The reason it has no Government, of course, is that, despite being at the centre of the rich medieval territories of Flanders and Burgundy, it has only been a nation State for less than two-hundred years and lacks a real sense of national identity. Before that the territories that make it up bounced back and forth - in bits and pieces - between Burgundy, Austria, Spain, France and the Netherlands. It's divided along linguistic lines between those who speak French and those who speak Flemish, which is, essentially a dialect of Dutch (there is a tiny German-speaking minority but they are too small to make a difference). The two linguistic cultures have a long history of mutual mis-treatment. While one could argue that it was the French speakers who "started it", by now there's a pair of them in it. So they have ended up with a political system which is paralysed when the representatives of the two main language communities can't agree on power-sharing - exactly what happened last June.
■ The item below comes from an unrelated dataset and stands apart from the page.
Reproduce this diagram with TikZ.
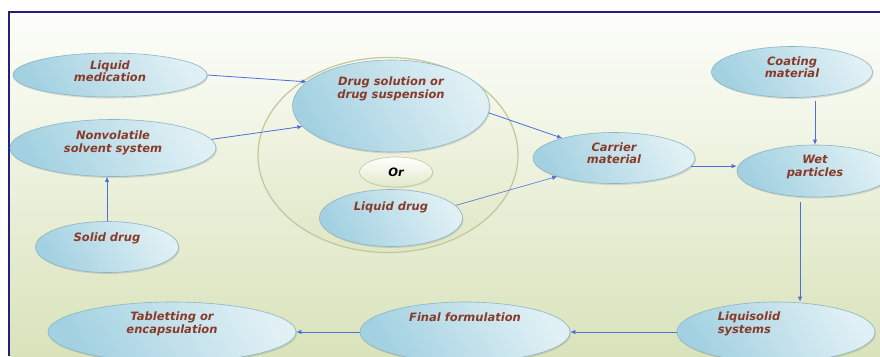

Will it break up? I doubt it. The Flemish are just as estranged from the Dutch by their conservatism and Catholicism as they are from the French speakers for other reasons. And the French tend to regard their co-linguists with patronising contempt. Moreover, it is fundamentally a wealthy country - home of the EU infrastructure and a burgeoning IT industry.

All the same, it has problems that will need a government if they are to be fixed. Apart from the time and energy wasted by sniping between the language communities, there is a growing national debt, as well as issues of race integration and a massive State bureaucracy.

I hope it comes through these woes. For now, Vive la Belgique!